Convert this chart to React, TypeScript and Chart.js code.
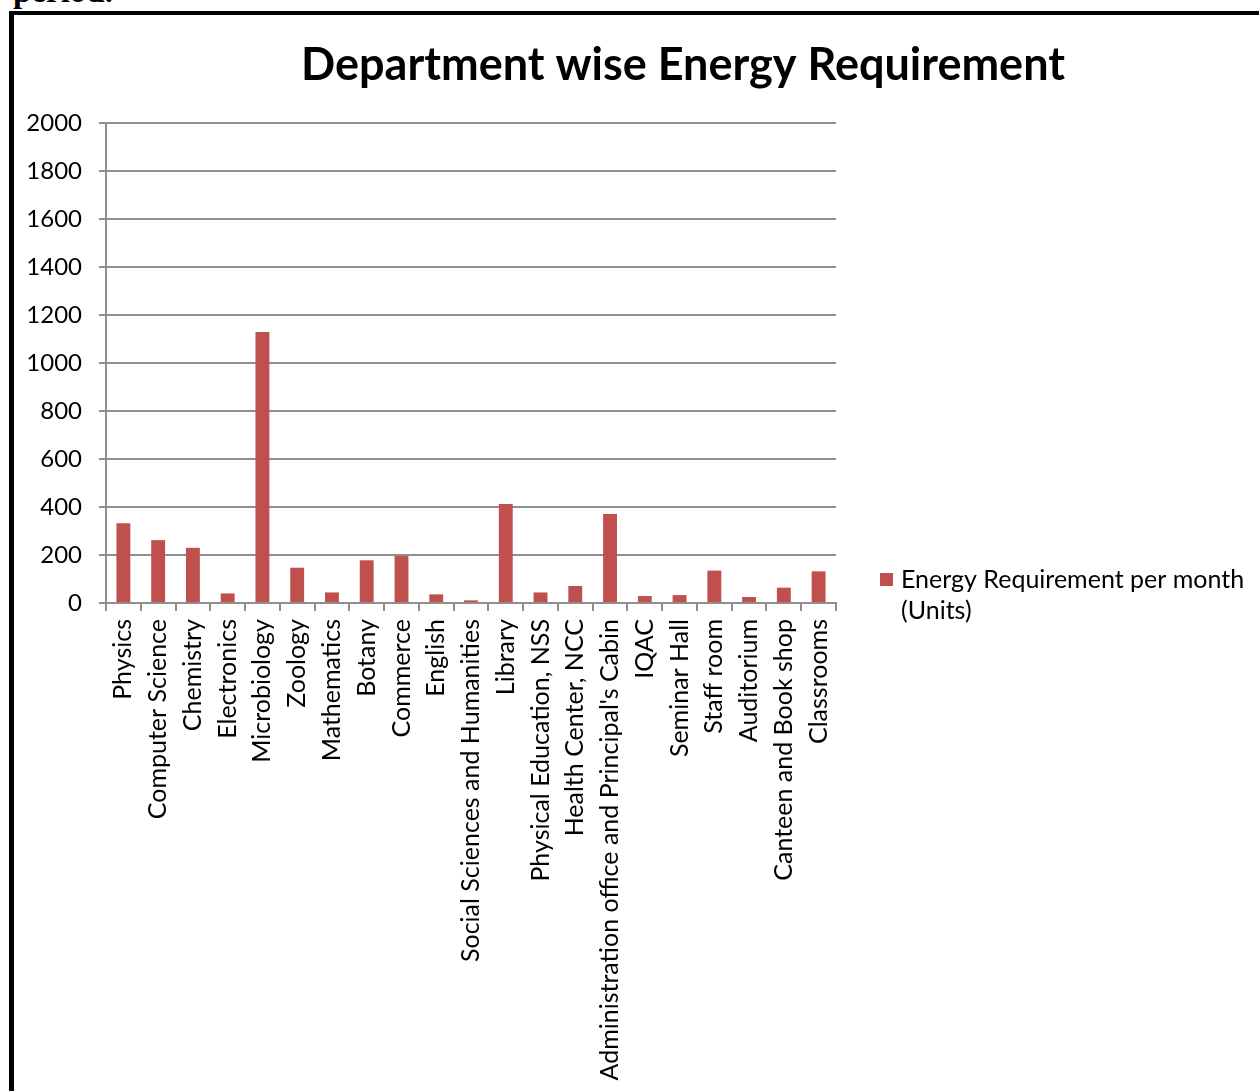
import React, { useEffect, useRef } from "react";
import { Chart, registerables } from "chart.js";

Chart.register(...registerables);

const categories: string[] = [
  "Physics",
  "Computer Science",
  "Chemistry",
  "Electronics",
  "Microbiology",
  "Zoology",
  "Mathematics",
  "Botany",
  "Commerce",
  "English",
  "Social Sciences and Humanities",
  "Library",
  "Physical Education, NSS",
  "Health Center, NCC",
  "Administration office and Principal's Cabin",
  "IQAC",
  "Seminar Hall",
  "Staff room",
  "Auditorium",
  "Canteen and Book shop",
  "Classrooms",
];

const energyPerMonth: number[] = [
  332, 262, 230, 40, 1129, 147, 44, 178, 196, 36, 11, 412, 44, 71, 371, 29, 33, 135, 25, 64, 132,
];

const chartTitle = "Department wise Energy Requirement";
const seriesLabel = "Energy Requirement per month (Units)";
const legendLines: string[] = ["Energy Requirement per month", "(Units)"];
const yTicks = { min: 0, max: 2000, step: 200 };

const FONT = "Lato, 'Open Sans', sans-serif";
const BAR_COLOR = "#C0504D";
const GRID_COLOR = "#8e8e8e";

const framePlugin = {
  id: "frameText",
  afterDraw(chart: any) {
    const ctx = chart.ctx as CanvasRenderingContext2D;
    ctx.save();
    // title
    ctx.fillStyle = "#000";
    ctx.font = `bold 45px ${FONT}`;
    ctx.textAlign = "center";
    ctx.textBaseline = "middle";
    ctx.fillText(chartTitle, 669, 50);
    // legend
    const area = chart.chartArea;
    const lx = area.right + 44;
    ctx.fillStyle = BAR_COLOR;
    ctx.fillRect(lx, 558, 13, 13);
    ctx.fillStyle = "#000";
    ctx.font = `25px ${FONT}`;
    ctx.textAlign = "left";
    ctx.textBaseline = "middle";
    legendLines.forEach((line, i) => {
      ctx.fillText(line, lx + 21, 565 + i * 31);
    });
    ctx.restore();
  },
};

function BarChart() {
  const canvasRef = useRef<HTMLCanvasElement | null>(null);

  useEffect(() => {
    if (!canvasRef.current) return;
    const chart = new Chart(canvasRef.current, {
      type: "bar",
      data: {
        labels: categories,
        datasets: [
          {
            label: seriesLabel,
            data: energyPerMonth,
            backgroundColor: BAR_COLOR,
            borderWidth: 0,
            barPercentage: 0.4,
            categoryPercentage: 1,
          },
        ],
      },
      options: {
        animation: false,
        responsive: true,
        maintainAspectRatio: false,
        layout: { padding: { top: 108, right: 423, left: 0, bottom: 0 } },
        plugins: {
          legend: { display: false },
          title: { display: false },
          tooltip: { enabled: false },
        },
        scales: {
          x: {
            offset: true,
            grid: {
              display: true,
              offset: true,
              drawOnChartArea: false,
              drawTicks: true,
              tickLength: 8,
              color: GRID_COLOR,
              lineWidth: 2,
            },
            border: { display: true, color: GRID_COLOR, width: 2 },
            ticks: {
              autoSkip: false,
              minRotation: 90,
              maxRotation: 90,
              padding: 8,
              color: "#000",
              font: { family: FONT, size: 25 },
            },
            afterFit: (scale: any) => {
              scale.height = 488;
            },
          },
          y: {
            min: yTicks.min,
            max: yTicks.max,
            ticks: {
              stepSize: yTicks.step,
              padding: 17,
              color: "#000",
              font: { family: FONT, size: 24 },
              callback: (value: any) => String(value),
            },
            grid: {
              color: GRID_COLOR,
              lineWidth: 2,
              drawTicks: true,
              tickLength: 7,
            },
            border: { display: true, color: GRID_COLOR, width: 2 },
            afterFit: (scale: any) => {
              scale.width = 92;
            },
          },
        },
      },
      plugins: [framePlugin],
    });
    return () => chart.destroy();
  }, []);

  return (
    <div style={{ position: "absolute", left: 14, top: 15, width: 1245, height: 1076 }}>
      <canvas ref={canvasRef} />
    </div>
  );
}

export default function App() {
  return (
    <div
      style={{
        position: "fixed",
        left: 0,
        top: 0,
        width: 1259,
        height: 1091,
        overflow: "hidden",
        background: "#fff",
      }}
    >
      <div
        style={{
          position: "absolute",
          left: 13,
          top: -25,
          font: "bold 33px 'Liberation Serif', 'Times New Roman', serif",
          lineHeight: "33px",
          whiteSpace: "nowrap",
          color: "#000",
        }}
      >
        period.
      </div>
      <div
        style={{
          position: "absolute",
          left: 9,
          top: 11,
          width: 1400,
          height: 1200,
          borderTop: "4px solid #000",
          borderLeft: "5px solid #000",
        }}
      />
      <BarChart />
    </div>
  );
}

****************

• What this task involves:
Go from the first line of the listing to the line holding "2000, step: 200" and, please, transcribe those lines exactly, both included, with no pictures.

• Exercise result:
Convert this chart to React, TypeScript and Chart.js code.
import React, { useEffect, useRef } from "react";
import { Chart, registerables } from "chart.js";

Chart.register(...registerables);

const categories: string[] = [
  "Physics",
  "Computer Science",
  "Chemistry",
  "Electronics",
  "Microbiology",
  "Zoology",
  "Mathematics",
  "Botany",
  "Commerce",
  "English",
  "Social Sciences and Humanities",
  "Library",
  "Physical Education, NSS",
  "Health Center, NCC",
  "Administration office and Principal's Cabin",
  "IQAC",
  "Seminar Hall",
  "Staff room",
  "Auditorium",
  "Canteen and Book shop",
  "Classrooms",
];

const energyPerMonth: number[] = [
  332, 262, 230, 40, 1129, 147, 44, 178, 196, 36, 11, 412, 44, 71, 371, 29, 33, 135, 25, 64, 132,
];

const chartTitle = "Department wise Energy Requirement";
const seriesLabel = "Energy Requirement per month (Units)";
const legendLines: string[] = ["Energy Requirement per month", "(Units)"];
const yTicks = { min: 0, max: 2000, step: 200 };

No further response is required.